The Squamish Valley Music Festival has announced a major expansion and a monster lineup, with Eminem, Bruno Mars and Arcade Fire headlining the three-day event. The festival will also expand its footprint significantly in its fifth year, from 31 acres in 2013 to 70 acres this August.

"Our goal really is to make this the best festival in Canada at the very least, and we think that with our lineup and our statements today that we're going to deliver an event that will be in the best in class category across North America," said Live Nation Canada president Paul Haagenson at the announcement in Vancouver.

Among the 40 additional acts revealed Wednesday: Arctic Monkeys, Broken Bells, Foster the People, The Roots, Lykke Li, The Head and the Heart, Thievery Corporation, Tokyo Police Club, Sam Roberts Band, Serena Ryder, and Austra. More announcements are expected.

This year's festival, which runs Aug. 8-10, has expanded onto the Centennial Fields, allowing for the larger event, which organizers say will safely accommodate more than 35,000 people a day, up from 19,000 a day last year.

Mr. Haagenson says the $12-million festival will "with any luck" have an economic impact of $55-million in British Columbia.

The festival will include four stages this year, including a new mainstage on Centennial Fields, a second stage where last year's mainstage was located, an electronic dance music arena, and a fourth stage to showcase up and coming local artists. Among the B.C. artists on the lineup so far: The Zolas, We Are the City, Aidan Knight, and Louise Burns.

Officials say they have dealt with transportation and waste management concerns that followed last year's festival, and have hired a transportation expert who oversaw the transportation program for VANOC during the 2010 Winter Olympics.

"We've reviewed all the issues that went wrong on the first day of last year. We actually solved them after that day," Erik Hoffman, Live Nation Canada vice-president of talent, told The Globe and Mail. "Obviously with more people coming up, there's a lot of other additional options for transportation. We're running a lot more shuttles form Vancouver and Whistler and we're going to have a longer period to welcome people into camping so it should be much more spread out.
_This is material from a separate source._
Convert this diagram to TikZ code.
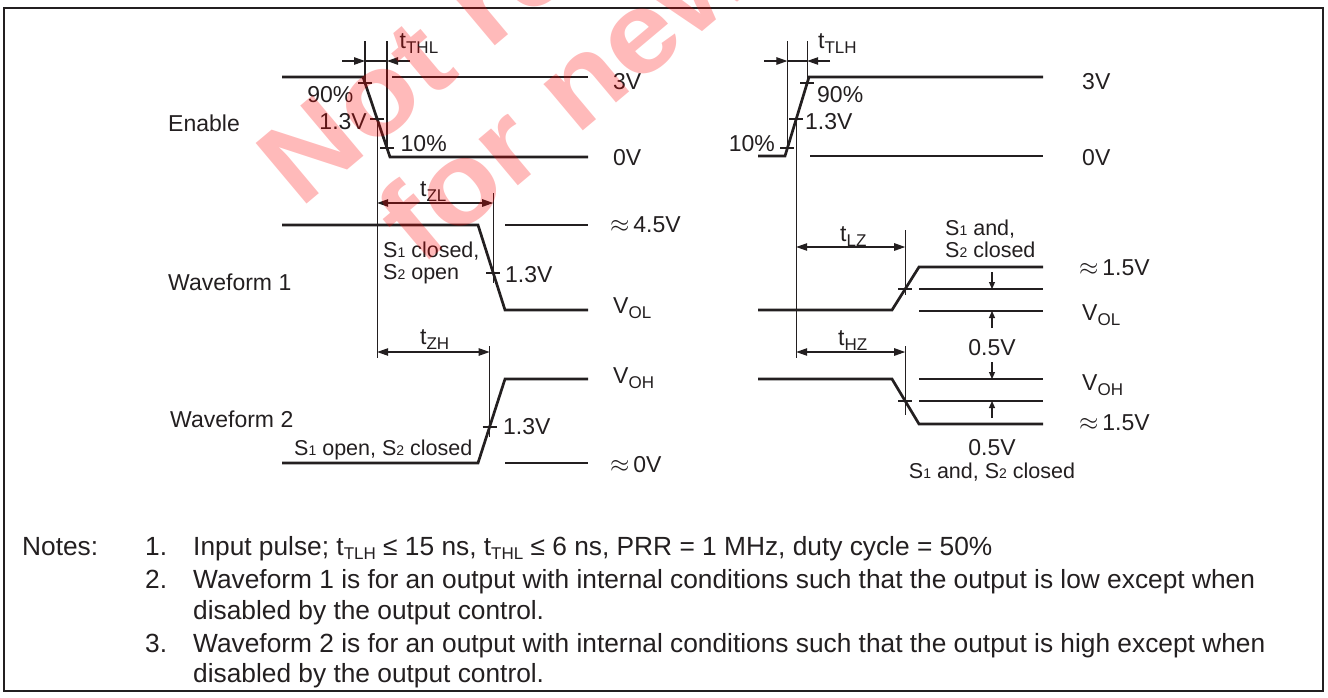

And then our consultants are doing a lot of operational analysis over and above that."

Bruno Mars won the Grammy for best pop vocal album this past weekend, and will perform at the Super Bowl halftime show this Sunday. Eminem has not played B.C. in more than a decade. Montreal's Arcade Fire was due for a summer date in B.C., with no Vancouver show on its previously announced Reflektor tour.

When asked whether organizers were pulling out all the stops this summer as a result of competition from a new summer music festival in Pemberton, B.C., Mr. Hoffman said this lineup has been in the works for an extended period of time.

"Some of these conversations have actually been going on for quite some time, before this year, and a lot of them came together in the same year," Mr. Hoffman said. "So we're faced with the best problem you could have and that's a diverse, massive lineup."